Dolcetto, the “every-day” wine is the all-time favourite with the wine-grower’s family meal. This is a wine that expresses with great authenticity the simple quiet life of the hard-working Roero winegrower. The name “Dolce” or gentle would seem to infer the contrary…but its name comes from the hilltops (or “duset” in Piedmont dialect) where like all good vines, the Dolcetto is grown. Another tradition says the name comes from the fact that when eaten very ripe, Dolcetto grapes are extremely sweet. The oldest traditional wines are considered among the best to accompany the various dishes that make up a family meal, because of their light well-balanced qualities. This is a wine whose colour and aroma conjure up the image and flavour of the hills where it is grown.

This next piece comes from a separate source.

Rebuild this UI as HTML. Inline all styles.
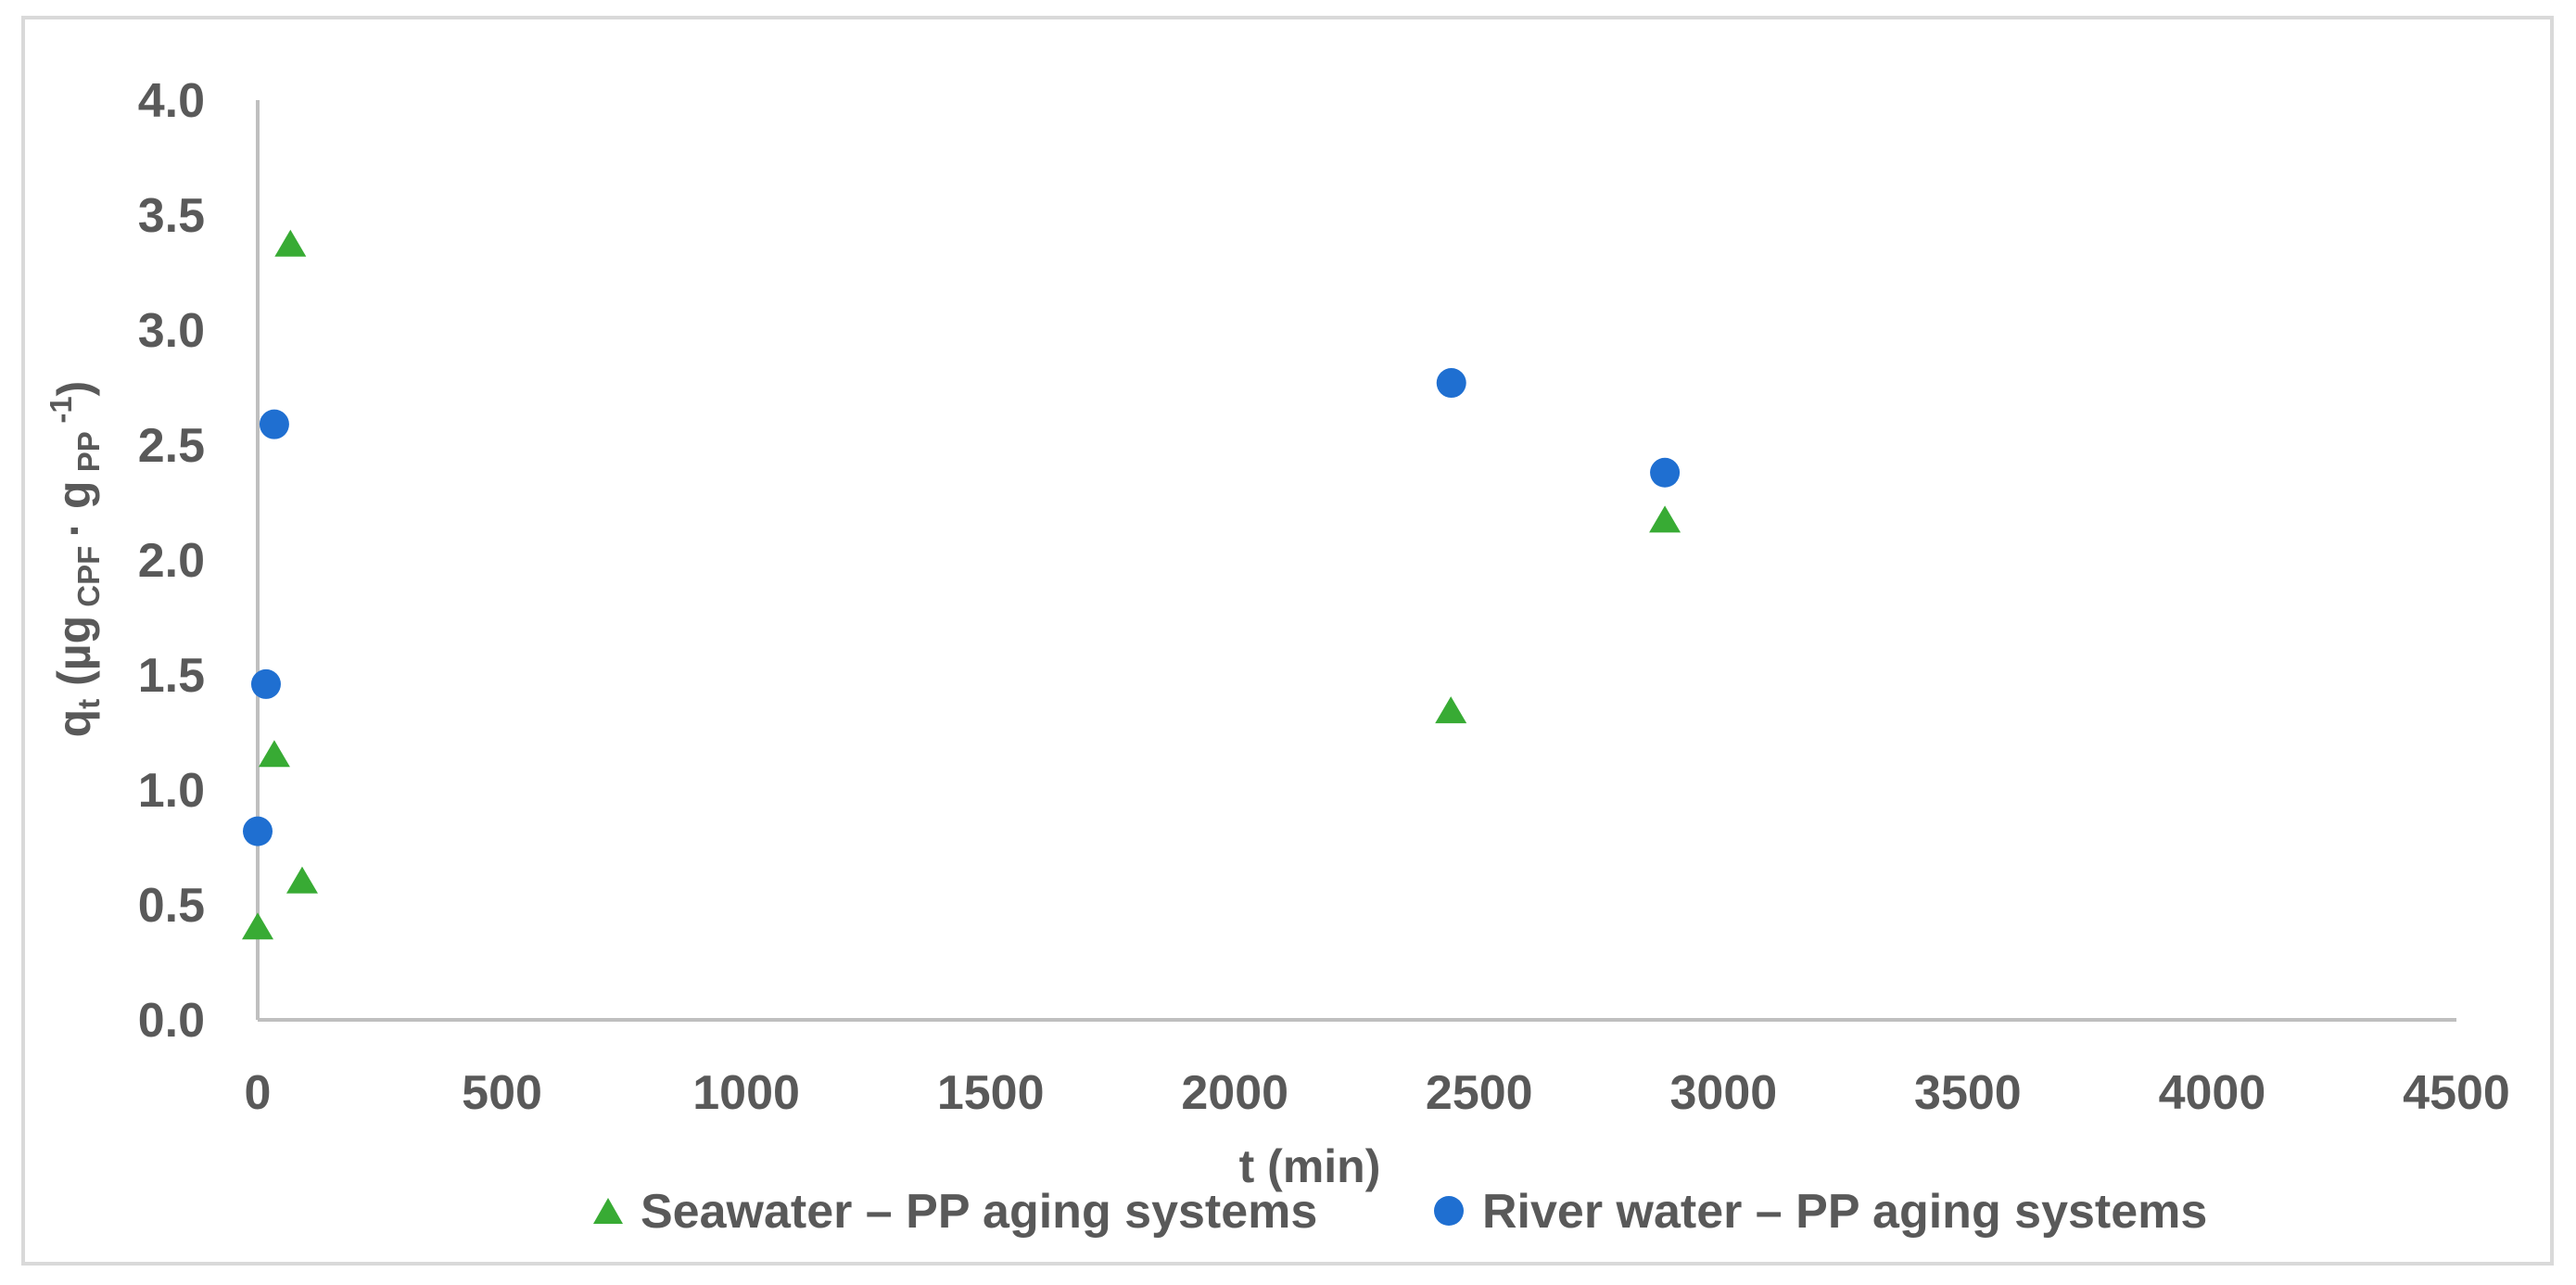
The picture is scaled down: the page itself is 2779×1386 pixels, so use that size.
<!DOCTYPE html>
<html><head><meta charset="utf-8"><style>
html,body{margin:0;padding:0;background:#fff;}
svg{display:block;font-family:"Liberation Sans",sans-serif;}
</style></head><body>
<svg id="chart" width="2779" height="1386" viewBox="0 0 2779 1386">
<rect x="25" y="19" width="2728" height="1344" fill="#fff" stroke="#d9d9d9" stroke-width="4"/>
<g id="axes"></g>
<g id="marks"></g>
<text x="1413" y="1275" text-anchor="middle" font-size="50" font-weight="bold" fill="#595959">t (min)</text>
<text transform="translate(97,603) rotate(-90)" text-anchor="middle" font-size="50" font-weight="bold" fill="#595959">q<tspan font-size="33" dy="10">t</tspan><tspan dy="-10">   (µg</tspan><tspan font-size="33" dy="10"> CPF </tspan><tspan dy="-10">· g</tspan><tspan font-size="33" dy="10"> PP </tspan><tspan font-size="33" dy="-30"> -1</tspan><tspan dy="20">)</tspan></text>
<g>
<polygon points="640,1320 672,1320 656,1292" fill="#38ab34"/>
<text x="691" y="1324" font-size="52" font-weight="bold" fill="#595959">Seawater – PP aging systems</text>
<circle cx="1563" cy="1306" r="16" fill="#1f6fd1"/>
<text x="1599" y="1324" font-size="52" font-weight="bold" fill="#595959">River water – PP aging systems</text>
</g>
</svg>
<script>
const xTicks = [0,500,1000,1500,2000,2500,3000,3500,4000,4500];
const yTicks = [0.0,0.5,1.0,1.5,2.0,2.5,3.0,3.5,4.0];
const seaT = [0, 34, 67, 91, 2442, 2880];
const seaQ = [0.39, 1.14, 3.36, 0.59, 1.33, 2.16];
const riverT = [0, 17, 34, 2443, 2880];
const riverQ = [0.82, 1.46, 2.59, 2.77, 2.38];

const NS = "http://www.w3.org/2000/svg";
const X0 = 278, X1 = 2650, Y0 = 1100, Y1 = 108;
function sx(v){ return X0 + (v - 0) / 4500 * (X1 - X0); }
function sy(v){ return Y0 - (v - 0) / 4 * (Y0 - Y1); }
function mk(tag, attrs){ const e = document.createElementNS(NS, tag); for (const k in attrs) e.setAttribute(k, attrs[k]); return e; }

const axes = document.getElementById('axes');
const marks = document.getElementById('marks');

const yl = mk('line', {x1: X0, y1: Y1, x2: X0, y2: Y0, stroke: '#bfbfbf', 'stroke-width': 4});


axes.appendChild(yl);
const xl = mk('line', {x1: X0, y1: Y0, x2: X1, y2: Y0, stroke: '#bfbfbf', 'stroke-width': 4});


axes.appendChild(xl);

yTicks.forEach(v => {
  const t = mk('text', {x: 221, y: sy(v) + 18, 'text-anchor': 'end', 'font-size': 52, 'font-weight': 'bold', fill: '#595959'});
  t.textContent = v.toFixed(1);
  
  
  axes.appendChild(t);
});
xTicks.forEach(v => {
  const t = mk('text', {x: sx(v), y: 1196, 'text-anchor': 'middle', 'font-size': 52, 'font-weight': 'bold', fill: '#595959'});
  t.textContent = String(v);
  
  
  axes.appendChild(t);
});

seaT.forEach((tv, i) => {
  const cx = sx(tv), cy = sy(seaQ[i]);
  const p = mk('polygon', {points: `${cx-17},${cy+10} ${cx+17},${cy+10} ${cx},${cy-19}`, fill: '#38ab34'});
  
  
  marks.appendChild(p);
});
riverT.forEach((tv, i) => {
  const c = mk('circle', {cx: sx(tv), cy: sy(riverQ[i]), r: 16, fill: '#1f6fd1'});
  
  
  marks.appendChild(c);
});
</script>
</body></html>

Variety: 100% Dolcetto grapes
Colour: intense ruby, with brilliant reflections and shades of purple
Scent in perfume: wine, typical and pleasant with hints of almond blossoms and violet
Flavour: dry, medium-bodied, harmonious, pleasantly fruity (with nuances of cherry and mulberry), almond aftertaste
Best served at: 15-16° C. – 58-60° F.
Food matches: wine for all the meal, the ideal companion every day
Dolcetto is a red grape vine, one of the area’s most typical indigenous vine, whose first news dates back to the beginning of the 1500.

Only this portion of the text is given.